-- BEGIN --

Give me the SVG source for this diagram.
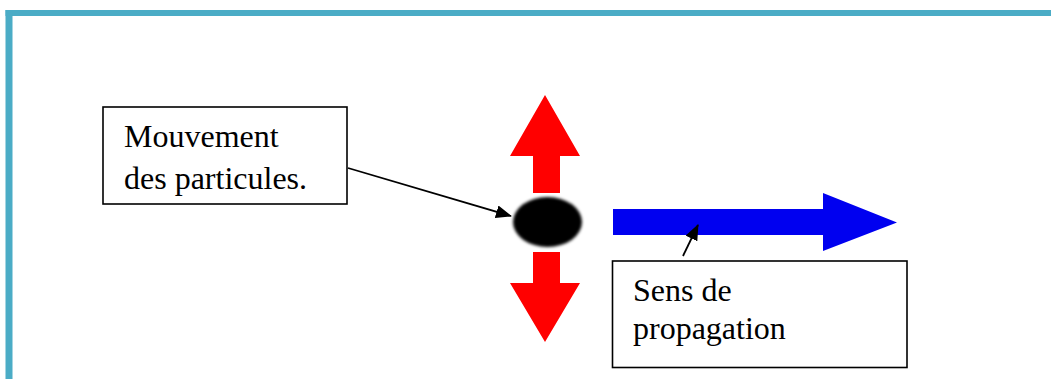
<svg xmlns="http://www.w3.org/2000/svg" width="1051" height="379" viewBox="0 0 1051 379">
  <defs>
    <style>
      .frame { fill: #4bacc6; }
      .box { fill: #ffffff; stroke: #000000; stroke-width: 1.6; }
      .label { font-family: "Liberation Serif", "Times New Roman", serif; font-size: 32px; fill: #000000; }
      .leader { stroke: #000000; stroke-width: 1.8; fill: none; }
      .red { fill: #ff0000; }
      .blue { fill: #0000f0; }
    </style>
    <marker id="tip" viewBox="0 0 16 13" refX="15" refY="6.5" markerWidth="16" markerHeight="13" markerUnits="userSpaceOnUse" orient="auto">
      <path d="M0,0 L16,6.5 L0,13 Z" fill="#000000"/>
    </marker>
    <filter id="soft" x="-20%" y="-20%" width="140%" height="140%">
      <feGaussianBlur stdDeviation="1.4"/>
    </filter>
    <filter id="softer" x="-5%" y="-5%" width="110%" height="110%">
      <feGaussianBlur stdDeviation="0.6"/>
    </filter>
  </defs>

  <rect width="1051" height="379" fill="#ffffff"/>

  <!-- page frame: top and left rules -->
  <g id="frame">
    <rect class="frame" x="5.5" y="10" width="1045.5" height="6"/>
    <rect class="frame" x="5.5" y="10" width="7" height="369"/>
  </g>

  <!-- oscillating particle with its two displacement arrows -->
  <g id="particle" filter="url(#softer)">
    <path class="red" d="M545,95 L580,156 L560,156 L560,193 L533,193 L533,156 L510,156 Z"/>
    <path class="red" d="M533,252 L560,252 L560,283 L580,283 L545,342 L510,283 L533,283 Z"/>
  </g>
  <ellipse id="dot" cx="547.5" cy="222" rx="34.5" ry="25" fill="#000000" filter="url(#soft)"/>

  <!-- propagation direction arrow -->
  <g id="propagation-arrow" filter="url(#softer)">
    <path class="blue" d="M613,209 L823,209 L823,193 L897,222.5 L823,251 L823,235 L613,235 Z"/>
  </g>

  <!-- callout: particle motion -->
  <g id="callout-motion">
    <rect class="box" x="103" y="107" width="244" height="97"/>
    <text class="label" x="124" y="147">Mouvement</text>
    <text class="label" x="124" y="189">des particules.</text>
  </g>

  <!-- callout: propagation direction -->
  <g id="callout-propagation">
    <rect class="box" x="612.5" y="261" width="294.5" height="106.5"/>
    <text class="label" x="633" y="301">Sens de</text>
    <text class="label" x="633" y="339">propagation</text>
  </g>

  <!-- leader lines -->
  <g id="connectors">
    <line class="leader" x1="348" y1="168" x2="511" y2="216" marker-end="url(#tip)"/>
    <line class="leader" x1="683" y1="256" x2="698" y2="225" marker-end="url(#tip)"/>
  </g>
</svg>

-- END --

> **WRITTEN REQUEST**
Do not copy the pictures, but repeat every line exactly.

> **SOLUTION TO THE PROBLEM**
Give me the SVG source for this diagram.
<svg xmlns="http://www.w3.org/2000/svg" width="1051" height="379" viewBox="0 0 1051 379">
  <defs>
    <style>
      .frame { fill: #4bacc6; }
      .box { fill: #ffffff; stroke: #000000; stroke-width: 1.6; }
      .label { font-family: "Liberation Serif", "Times New Roman", serif; font-size: 32px; fill: #000000; }
      .leader { stroke: #000000; stroke-width: 1.8; fill: none; }
      .red { fill: #ff0000; }
      .blue { fill: #0000f0; }
    </style>
    <marker id="tip" viewBox="0 0 16 13" refX="15" refY="6.5" markerWidth="16" markerHeight="13" markerUnits="userSpaceOnUse" orient="auto">
      <path d="M0,0 L16,6.5 L0,13 Z" fill="#000000"/>
    </marker>
    <filter id="soft" x="-20%" y="-20%" width="140%" height="140%">
      <feGaussianBlur stdDeviation="1.4"/>
    </filter>
    <filter id="softer" x="-5%" y="-5%" width="110%" height="110%">
      <feGaussianBlur stdDeviation="0.6"/>
    </filter>
  </defs>

  <rect width="1051" height="379" fill="#ffffff"/>

  <!-- page frame: top and left rules -->
  <g id="frame">
    <rect class="frame" x="5.5" y="10" width="1045.5" height="6"/>
    <rect class="frame" x="5.5" y="10" width="7" height="369"/>
  </g>

  <!-- oscillating particle with its two displacement arrows -->
  <g id="particle" filter="url(#softer)">
    <path class="red" d="M545,95 L580,156 L560,156 L560,193 L533,193 L533,156 L510,156 Z"/>
    <path class="red" d="M533,252 L560,252 L560,283 L580,283 L545,342 L510,283 L533,283 Z"/>
  </g>
  <ellipse id="dot" cx="547.5" cy="222" rx="34.5" ry="25" fill="#000000" filter="url(#soft)"/>

  <!-- propagation direction arrow -->
  <g id="propagation-arrow" filter="url(#softer)">
    <path class="blue" d="M613,209 L823,209 L823,193 L897,222.5 L823,251 L823,235 L613,235 Z"/>
  </g>

  <!-- callout: particle motion -->
  <g id="callout-motion">
    <rect class="box" x="103" y="107" width="244" height="97"/>
    <text class="label" x="124" y="147">Mouvement</text>
    <text class="label" x="124" y="189">des particules.</text>
  </g>

  <!-- callout: propagation direction -->
  <g id="callout-propagation">
    <rect class="box" x="612.5" y="261" width="294.5" height="106.5"/>
    <text class="label" x="633" y="301">Sens de</text>
    <text class="label" x="633" y="339">propagation</text>
  </g>

  <!-- leader lines -->
  <g id="connectors">
    <line class="leader" x1="348" y1="168" x2="511" y2="216" marker-end="url(#tip)"/>
    <line class="leader" x1="683" y1="256" x2="698" y2="225" marker-end="url(#tip)"/>
  </g>
</svg>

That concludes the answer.